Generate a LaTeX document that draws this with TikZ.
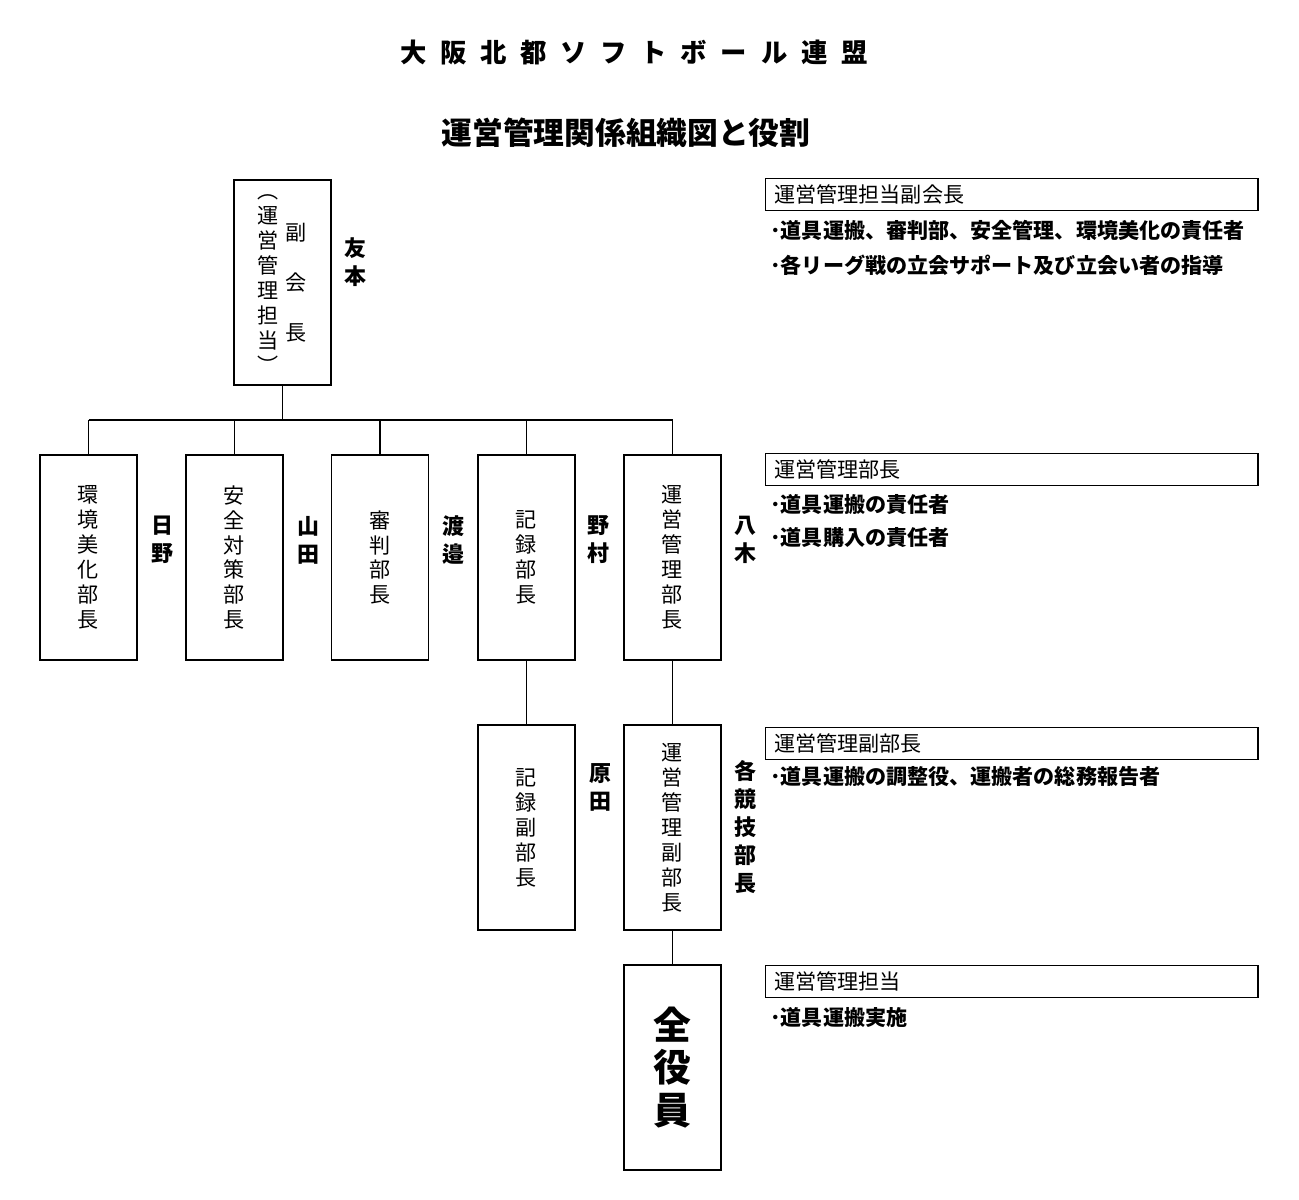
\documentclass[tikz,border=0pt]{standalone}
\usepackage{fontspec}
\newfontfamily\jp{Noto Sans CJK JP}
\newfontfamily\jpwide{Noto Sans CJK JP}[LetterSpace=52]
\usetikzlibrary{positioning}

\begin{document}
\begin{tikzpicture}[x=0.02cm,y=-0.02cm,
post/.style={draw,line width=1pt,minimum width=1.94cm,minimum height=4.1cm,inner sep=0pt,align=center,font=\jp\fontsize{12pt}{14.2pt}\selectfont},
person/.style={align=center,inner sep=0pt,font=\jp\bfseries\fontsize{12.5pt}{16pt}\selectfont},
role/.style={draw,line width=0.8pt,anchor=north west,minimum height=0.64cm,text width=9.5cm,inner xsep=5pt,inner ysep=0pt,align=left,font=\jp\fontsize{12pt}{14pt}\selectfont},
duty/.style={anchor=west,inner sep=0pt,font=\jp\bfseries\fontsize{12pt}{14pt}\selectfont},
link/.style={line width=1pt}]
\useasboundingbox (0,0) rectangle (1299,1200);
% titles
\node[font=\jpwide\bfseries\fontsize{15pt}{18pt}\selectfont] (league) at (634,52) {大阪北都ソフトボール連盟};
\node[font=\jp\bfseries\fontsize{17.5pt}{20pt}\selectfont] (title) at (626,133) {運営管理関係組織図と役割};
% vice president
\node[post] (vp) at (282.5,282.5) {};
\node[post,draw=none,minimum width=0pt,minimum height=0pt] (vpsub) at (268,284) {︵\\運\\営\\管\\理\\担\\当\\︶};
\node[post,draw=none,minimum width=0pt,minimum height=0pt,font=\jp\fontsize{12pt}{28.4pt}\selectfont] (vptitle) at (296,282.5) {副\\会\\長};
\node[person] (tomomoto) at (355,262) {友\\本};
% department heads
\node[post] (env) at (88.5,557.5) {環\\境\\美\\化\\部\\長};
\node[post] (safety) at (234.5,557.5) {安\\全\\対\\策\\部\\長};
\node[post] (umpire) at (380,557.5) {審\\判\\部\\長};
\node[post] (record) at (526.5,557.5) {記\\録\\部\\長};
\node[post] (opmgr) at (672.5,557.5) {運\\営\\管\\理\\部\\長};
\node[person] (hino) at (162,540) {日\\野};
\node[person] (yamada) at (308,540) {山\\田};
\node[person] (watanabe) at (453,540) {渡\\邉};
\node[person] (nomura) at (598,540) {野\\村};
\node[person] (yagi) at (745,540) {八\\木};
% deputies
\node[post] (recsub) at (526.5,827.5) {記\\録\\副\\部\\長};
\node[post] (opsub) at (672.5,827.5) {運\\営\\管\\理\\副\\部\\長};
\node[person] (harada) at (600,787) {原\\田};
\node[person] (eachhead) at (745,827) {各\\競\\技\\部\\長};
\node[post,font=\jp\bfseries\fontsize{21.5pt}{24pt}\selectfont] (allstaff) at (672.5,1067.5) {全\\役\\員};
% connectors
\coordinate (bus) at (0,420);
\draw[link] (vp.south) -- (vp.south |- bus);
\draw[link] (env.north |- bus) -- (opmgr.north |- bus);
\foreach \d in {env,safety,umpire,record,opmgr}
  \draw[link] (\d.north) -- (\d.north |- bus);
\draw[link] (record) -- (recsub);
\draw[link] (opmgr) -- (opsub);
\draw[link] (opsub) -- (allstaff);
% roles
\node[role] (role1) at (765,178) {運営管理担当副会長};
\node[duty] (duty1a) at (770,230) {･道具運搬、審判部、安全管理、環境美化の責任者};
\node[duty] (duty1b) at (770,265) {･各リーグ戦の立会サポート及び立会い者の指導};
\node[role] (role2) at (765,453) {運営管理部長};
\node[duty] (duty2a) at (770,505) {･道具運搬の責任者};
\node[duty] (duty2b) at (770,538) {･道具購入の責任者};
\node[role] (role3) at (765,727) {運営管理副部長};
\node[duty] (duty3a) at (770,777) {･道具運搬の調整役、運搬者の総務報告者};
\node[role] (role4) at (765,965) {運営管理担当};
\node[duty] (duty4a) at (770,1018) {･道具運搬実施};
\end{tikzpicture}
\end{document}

YOUR GOAL:
All of the data above should be quoted exactly, except for the pictures.

OUTPUT OF THE TASK:
Generate a LaTeX document that draws this with TikZ.
\documentclass[tikz,border=0pt]{standalone}
\usepackage{fontspec}
\newfontfamily\jp{Noto Sans CJK JP}
\newfontfamily\jpwide{Noto Sans CJK JP}[LetterSpace=52]
\usetikzlibrary{positioning}

\begin{document}
\begin{tikzpicture}[x=0.02cm,y=-0.02cm,
post/.style={draw,line width=1pt,minimum width=1.94cm,minimum height=4.1cm,inner sep=0pt,align=center,font=\jp\fontsize{12pt}{14.2pt}\selectfont},
person/.style={align=center,inner sep=0pt,font=\jp\bfseries\fontsize{12.5pt}{16pt}\selectfont},
role/.style={draw,line width=0.8pt,anchor=north west,minimum height=0.64cm,text width=9.5cm,inner xsep=5pt,inner ysep=0pt,align=left,font=\jp\fontsize{12pt}{14pt}\selectfont},
duty/.style={anchor=west,inner sep=0pt,font=\jp\bfseries\fontsize{12pt}{14pt}\selectfont},
link/.style={line width=1pt}]
\useasboundingbox (0,0) rectangle (1299,1200);
% titles
\node[font=\jpwide\bfseries\fontsize{15pt}{18pt}\selectfont] (league) at (634,52) {大阪北都ソフトボール連盟};
\node[font=\jp\bfseries\fontsize{17.5pt}{20pt}\selectfont] (title) at (626,133) {運営管理関係組織図と役割};
% vice president
\node[post] (vp) at (282.5,282.5) {};
\node[post,draw=none,minimum width=0pt,minimum height=0pt] (vpsub) at (268,284) {︵\\運\\営\\管\\理\\担\\当\\︶};
\node[post,draw=none,minimum width=0pt,minimum height=0pt,font=\jp\fontsize{12pt}{28.4pt}\selectfont] (vptitle) at (296,282.5) {副\\会\\長};
\node[person] (tomomoto) at (355,262) {友\\本};
% department heads
\node[post] (env) at (88.5,557.5) {環\\境\\美\\化\\部\\長};
\node[post] (safety) at (234.5,557.5) {安\\全\\対\\策\\部\\長};
\node[post] (umpire) at (380,557.5) {審\\判\\部\\長};
\node[post] (record) at (526.5,557.5) {記\\録\\部\\長};
\node[post] (opmgr) at (672.5,557.5) {運\\営\\管\\理\\部\\長};
\node[person] (hino) at (162,540) {日\\野};
\node[person] (yamada) at (308,540) {山\\田};
\node[person] (watanabe) at (453,540) {渡\\邉};
\node[person] (nomura) at (598,540) {野\\村};
\node[person] (yagi) at (745,540) {八\\木};
% deputies
\node[post] (recsub) at (526.5,827.5) {記\\録\\副\\部\\長};
\node[post] (opsub) at (672.5,827.5) {運\\営\\管\\理\\副\\部\\長};
\node[person] (harada) at (600,787) {原\\田};
\node[person] (eachhead) at (745,827) {各\\競\\技\\部\\長};
\node[post,font=\jp\bfseries\fontsize{21.5pt}{24pt}\selectfont] (allstaff) at (672.5,1067.5) {全\\役\\員};
% connectors
\coordinate (bus) at (0,420);
\draw[link] (vp.south) -- (vp.south |- bus);
\draw[link] (env.north |- bus) -- (opmgr.north |- bus);
\foreach \d in {env,safety,umpire,record,opmgr}
  \draw[link] (\d.north) -- (\d.north |- bus);
\draw[link] (record) -- (recsub);
\draw[link] (opmgr) -- (opsub);
\draw[link] (opsub) -- (allstaff);
% roles
\node[role] (role1) at (765,178) {運営管理担当副会長};
\node[duty] (duty1a) at (770,230) {･道具運搬、審判部、安全管理、環境美化の責任者};
\node[duty] (duty1b) at (770,265) {･各リーグ戦の立会サポート及び立会い者の指導};
\node[role] (role2) at (765,453) {運営管理部長};
\node[duty] (duty2a) at (770,505) {･道具運搬の責任者};
\node[duty] (duty2b) at (770,538) {･道具購入の責任者};
\node[role] (role3) at (765,727) {運営管理副部長};
\node[duty] (duty3a) at (770,777) {･道具運搬の調整役、運搬者の総務報告者};
\node[role] (role4) at (765,965) {運営管理担当};
\node[duty] (duty4a) at (770,1018) {･道具運搬実施};
\end{tikzpicture}
\end{document}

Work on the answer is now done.